News, Warrap

Returnees face threats over debts

By Hou Akot Hou

Chiefs in Twic Mayardit County, Warrap State have given all returnees a two-month deadline to settle their debts with those whom they owe.

This comes after a lot of cases have been heard by the chiefs in court between the host community and the returning community.

Executive Chief Pasquale Kuol Majok told this outlet by phone on Wednesday that they reached the decision because they realized the destitution that the returnees are facing as some host community members started opening cases against them.

Kuol said they saw it as important to give the returnees two months so that after this hunger gap, they could start answering the cases of those who need their rightful possessions.

“Some people escape to Sudan, sometimes back with the girls and women of some people,” he noted.

…and whenever the relatives of the girls back home ask them, they deny being related to those who escape with girls. Such scenarios are complicated, and as they have returned, some people have started coming to us now to open cases,” Chief Kuol stated.

He said they have told those with grievances with the returnees to wait until the new harvest season before they could launch their complaints.

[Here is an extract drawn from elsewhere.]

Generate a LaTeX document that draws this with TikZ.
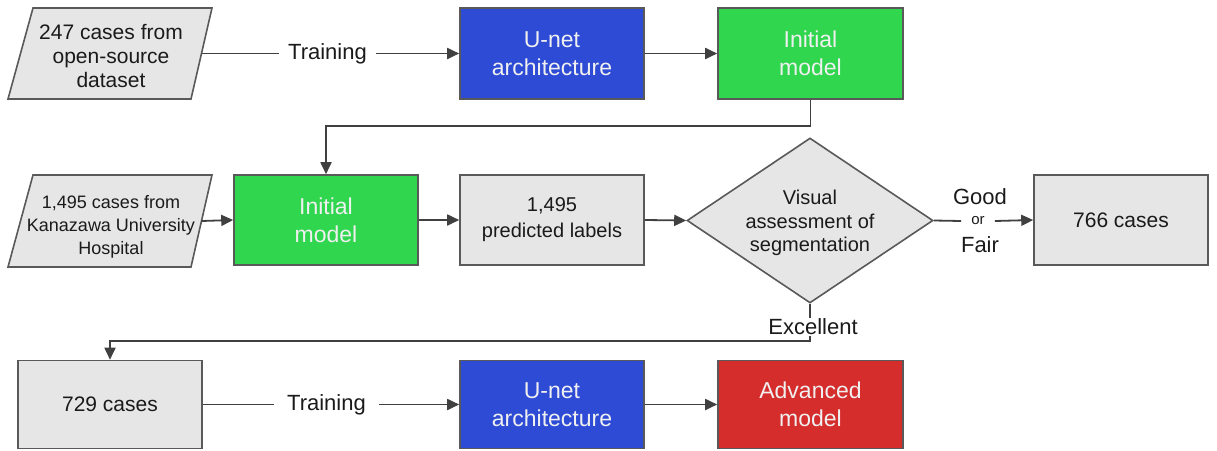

Some residents welcomed the decision taken by the chiefs but warned the returnees against taking the chiefs’ ultimatum for granted.

Maguek Garang said they can’t be allowed to think that it is a privilege and used as a trick to loot people.

“It is not a freedom per se for these people to dodge people on the ground that the Twic Chiefs have given them the right not to be sued. We need to know that we are all suffering,” he stated.

The ultimatum or decision of the Twic Chiefs drew mixed reactions, as some people say some returnees had properties back home even before they left the country for Sudan, and now their relatives have properties.

Deng Dut, a resident of Turalei, disagrees, saying some of these returnees’ families are well-off and it does not make sense to give them those two months.

He appeals to the local chiefs to look into matters in good faith and not be bribed by the returning community.